— begin —
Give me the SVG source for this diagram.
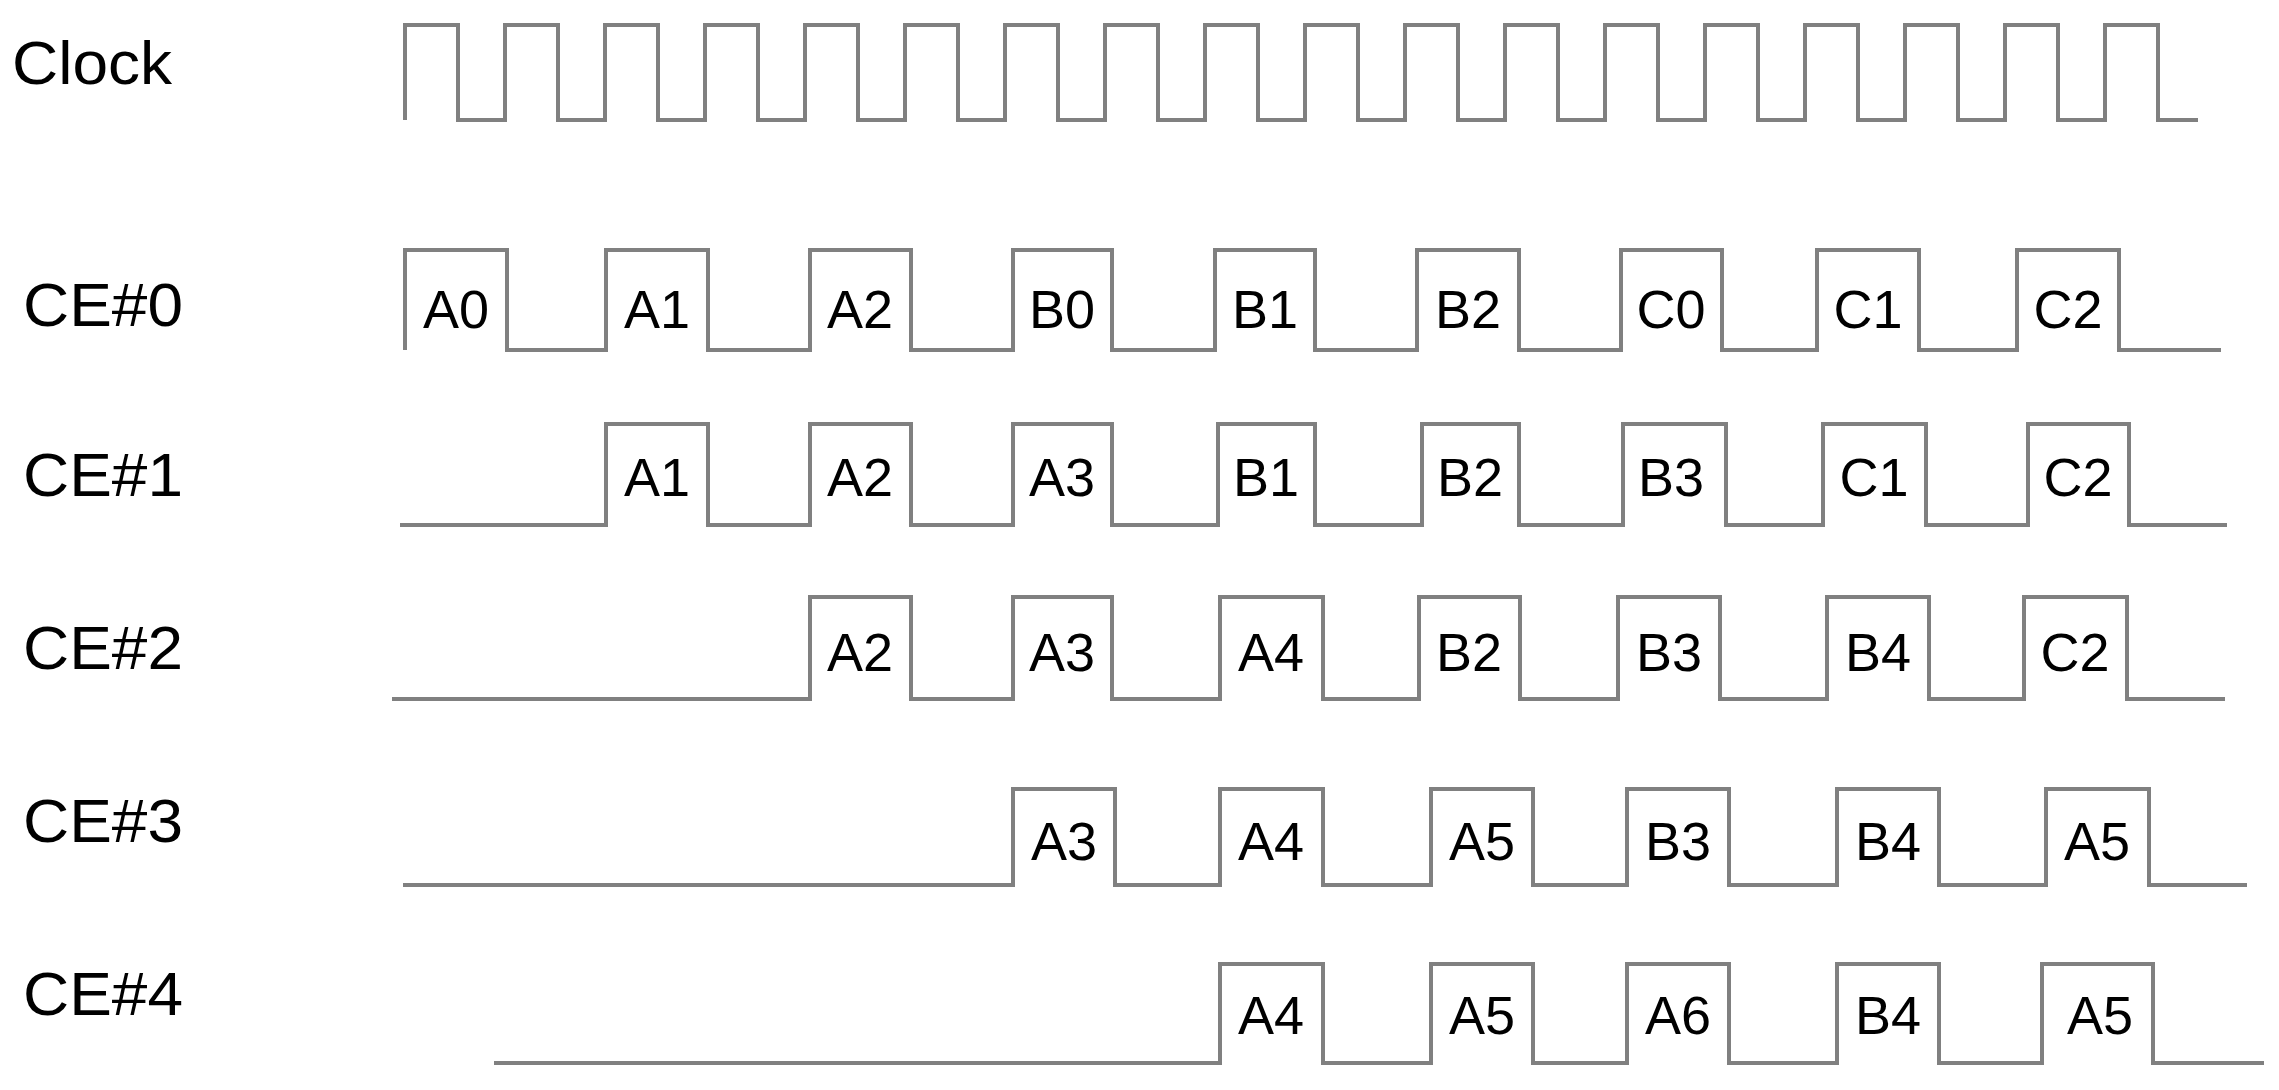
<svg xmlns="http://www.w3.org/2000/svg" width="2279" height="1090" viewBox="0 0 2279 1090">
<style>
.w{fill:none;stroke:#808080;stroke-width:4}
.l{font-family:"Liberation Sans",Arial,sans-serif;font-size:62px;fill:#000}
.p{font-family:"Liberation Sans",Arial,sans-serif;font-size:54px;fill:#000;text-anchor:middle}
</style>
<rect width="2279" height="1090" fill="#fff"/>
<g id="clock">
<text class="l" x="12" y="84" textLength="160" lengthAdjust="spacingAndGlyphs">Clock</text>
<path class="w" d="M405,120 V25 H458 V120 H505 V25 H558 V120 H605 V25 H658 V120 H705 V25 H758 V120 H805 V25 H858 V120 H905 V25 H958 V120 H1005 V25 H1058 V120 H1105 V25 H1158 V120 H1205 V25 H1258 V120 H1305 V25 H1358 V120 H1405 V25 H1458 V120 H1505 V25 H1558 V120 H1605 V25 H1658 V120 H1705 V25 H1758 V120 H1805 V25 H1858 V120 H1905 V25 H1958 V120 H2005 V25 H2058 V120 H2105 V25 H2158 V120 H2198"/>
</g>
<g id="ce0">
<text class="l" x="23" y="326" textLength="160" lengthAdjust="spacingAndGlyphs">CE#0</text>
<path class="w" d="M405,350 V250 H507 V350 H606 V250 H708 V350 H810 V250 H911 V350 H1013 V250 H1112 V350 H1215 V250 H1315 V350 H1417 V250 H1519 V350 H1621 V250 H1722 V350 H1817 V250 H1919 V350 H2017 V250 H2119 V350 H2221"/>
<g class="p"><text x="456" y="328">A0</text><text x="657" y="328">A1</text><text x="860" y="328">A2</text><text x="1062" y="328">B0</text><text x="1265" y="328">B1</text><text x="1468" y="328">B2</text><text x="1671" y="328">C0</text><text x="1868" y="328">C1</text><text x="2068" y="328">C2</text></g>
</g>
<g id="ce1">
<text class="l" x="23" y="496" textLength="160" lengthAdjust="spacingAndGlyphs">CE#1</text>
<path class="w" d="M400,525 H606 V424 H708 V525 H810 V424 H911 V525 H1013 V424 H1112 V525 H1218 V424 H1315 V525 H1422 V424 H1519 V525 H1623 V424 H1726 V525 H1823 V424 H1926 V525 H2028 V424 H2129 V525 H2227"/>
<g class="p"><text x="657" y="496">A1</text><text x="860" y="496">A2</text><text x="1062" y="496">A3</text><text x="1266" y="496">B1</text><text x="1470" y="496">B2</text><text x="1671" y="496">B3</text><text x="1874" y="496">C1</text><text x="2078" y="496">C2</text></g>
</g>
<g id="ce2">
<text class="l" x="23" y="669" textLength="160" lengthAdjust="spacingAndGlyphs">CE#2</text>
<path class="w" d="M392,699 H810 V597 H911 V699 H1013 V597 H1112 V699 H1220 V597 H1323 V699 H1419 V597 H1520 V699 H1618 V597 H1720 V699 H1827 V597 H1929 V699 H2024 V597 H2127 V699 H2225"/>
<g class="p"><text x="860" y="671">A2</text><text x="1062" y="671">A3</text><text x="1271" y="671">A4</text><text x="1469" y="671">B2</text><text x="1669" y="671">B3</text><text x="1878" y="671">B4</text><text x="2075" y="671">C2</text></g>
</g>
<g id="ce3">
<text class="l" x="23" y="842" textLength="160" lengthAdjust="spacingAndGlyphs">CE#3</text>
<path class="w" d="M403,885 H1013 V789 H1115 V885 H1220 V789 H1323 V885 H1431 V789 H1533 V885 H1627 V789 H1729 V885 H1837 V789 H1939 V885 H2046 V789 H2149 V885 H2247"/>
<g class="p"><text x="1064" y="860">A3</text><text x="1271" y="860">A4</text><text x="1482" y="860">A5</text><text x="1678" y="860">B3</text><text x="1888" y="860">B4</text><text x="2097" y="860">A5</text></g>
</g>
<g id="ce4">
<text class="l" x="23" y="1015" textLength="160" lengthAdjust="spacingAndGlyphs">CE#4</text>
<path class="w" d="M494,1063 H1220 V964 H1323 V1063 H1431 V964 H1533 V1063 H1627 V964 H1729 V1063 H1837 V964 H1939 V1063 H2042 V964 H2153 V1063 H2264"/>
<g class="p"><text x="1271" y="1034">A4</text><text x="1482" y="1034">A5</text><text x="1678" y="1034">A6</text><text x="1888" y="1034">B4</text><text x="2100" y="1034">A5</text></g>
</g>
</svg>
— end —
▶ _Problem_:
Drop the images and repeat the data exactly.

▶ _Solution_:
Give me the SVG source for this diagram.
<svg xmlns="http://www.w3.org/2000/svg" width="2279" height="1090" viewBox="0 0 2279 1090">
<style>
.w{fill:none;stroke:#808080;stroke-width:4}
.l{font-family:"Liberation Sans",Arial,sans-serif;font-size:62px;fill:#000}
.p{font-family:"Liberation Sans",Arial,sans-serif;font-size:54px;fill:#000;text-anchor:middle}
</style>
<rect width="2279" height="1090" fill="#fff"/>
<g id="clock">
<text class="l" x="12" y="84" textLength="160" lengthAdjust="spacingAndGlyphs">Clock</text>
<path class="w" d="M405,120 V25 H458 V120 H505 V25 H558 V120 H605 V25 H658 V120 H705 V25 H758 V120 H805 V25 H858 V120 H905 V25 H958 V120 H1005 V25 H1058 V120 H1105 V25 H1158 V120 H1205 V25 H1258 V120 H1305 V25 H1358 V120 H1405 V25 H1458 V120 H1505 V25 H1558 V120 H1605 V25 H1658 V120 H1705 V25 H1758 V120 H1805 V25 H1858 V120 H1905 V25 H1958 V120 H2005 V25 H2058 V120 H2105 V25 H2158 V120 H2198"/>
</g>
<g id="ce0">
<text class="l" x="23" y="326" textLength="160" lengthAdjust="spacingAndGlyphs">CE#0</text>
<path class="w" d="M405,350 V250 H507 V350 H606 V250 H708 V350 H810 V250 H911 V350 H1013 V250 H1112 V350 H1215 V250 H1315 V350 H1417 V250 H1519 V350 H1621 V250 H1722 V350 H1817 V250 H1919 V350 H2017 V250 H2119 V350 H2221"/>
<g class="p"><text x="456" y="328">A0</text><text x="657" y="328">A1</text><text x="860" y="328">A2</text><text x="1062" y="328">B0</text><text x="1265" y="328">B1</text><text x="1468" y="328">B2</text><text x="1671" y="328">C0</text><text x="1868" y="328">C1</text><text x="2068" y="328">C2</text></g>
</g>
<g id="ce1">
<text class="l" x="23" y="496" textLength="160" lengthAdjust="spacingAndGlyphs">CE#1</text>
<path class="w" d="M400,525 H606 V424 H708 V525 H810 V424 H911 V525 H1013 V424 H1112 V525 H1218 V424 H1315 V525 H1422 V424 H1519 V525 H1623 V424 H1726 V525 H1823 V424 H1926 V525 H2028 V424 H2129 V525 H2227"/>
<g class="p"><text x="657" y="496">A1</text><text x="860" y="496">A2</text><text x="1062" y="496">A3</text><text x="1266" y="496">B1</text><text x="1470" y="496">B2</text><text x="1671" y="496">B3</text><text x="1874" y="496">C1</text><text x="2078" y="496">C2</text></g>
</g>
<g id="ce2">
<text class="l" x="23" y="669" textLength="160" lengthAdjust="spacingAndGlyphs">CE#2</text>
<path class="w" d="M392,699 H810 V597 H911 V699 H1013 V597 H1112 V699 H1220 V597 H1323 V699 H1419 V597 H1520 V699 H1618 V597 H1720 V699 H1827 V597 H1929 V699 H2024 V597 H2127 V699 H2225"/>
<g class="p"><text x="860" y="671">A2</text><text x="1062" y="671">A3</text><text x="1271" y="671">A4</text><text x="1469" y="671">B2</text><text x="1669" y="671">B3</text><text x="1878" y="671">B4</text><text x="2075" y="671">C2</text></g>
</g>
<g id="ce3">
<text class="l" x="23" y="842" textLength="160" lengthAdjust="spacingAndGlyphs">CE#3</text>
<path class="w" d="M403,885 H1013 V789 H1115 V885 H1220 V789 H1323 V885 H1431 V789 H1533 V885 H1627 V789 H1729 V885 H1837 V789 H1939 V885 H2046 V789 H2149 V885 H2247"/>
<g class="p"><text x="1064" y="860">A3</text><text x="1271" y="860">A4</text><text x="1482" y="860">A5</text><text x="1678" y="860">B3</text><text x="1888" y="860">B4</text><text x="2097" y="860">A5</text></g>
</g>
<g id="ce4">
<text class="l" x="23" y="1015" textLength="160" lengthAdjust="spacingAndGlyphs">CE#4</text>
<path class="w" d="M494,1063 H1220 V964 H1323 V1063 H1431 V964 H1533 V1063 H1627 V964 H1729 V1063 H1837 V964 H1939 V1063 H2042 V964 H2153 V1063 H2264"/>
<g class="p"><text x="1271" y="1034">A4</text><text x="1482" y="1034">A5</text><text x="1678" y="1034">A6</text><text x="1888" y="1034">B4</text><text x="2100" y="1034">A5</text></g>
</g>
</svg>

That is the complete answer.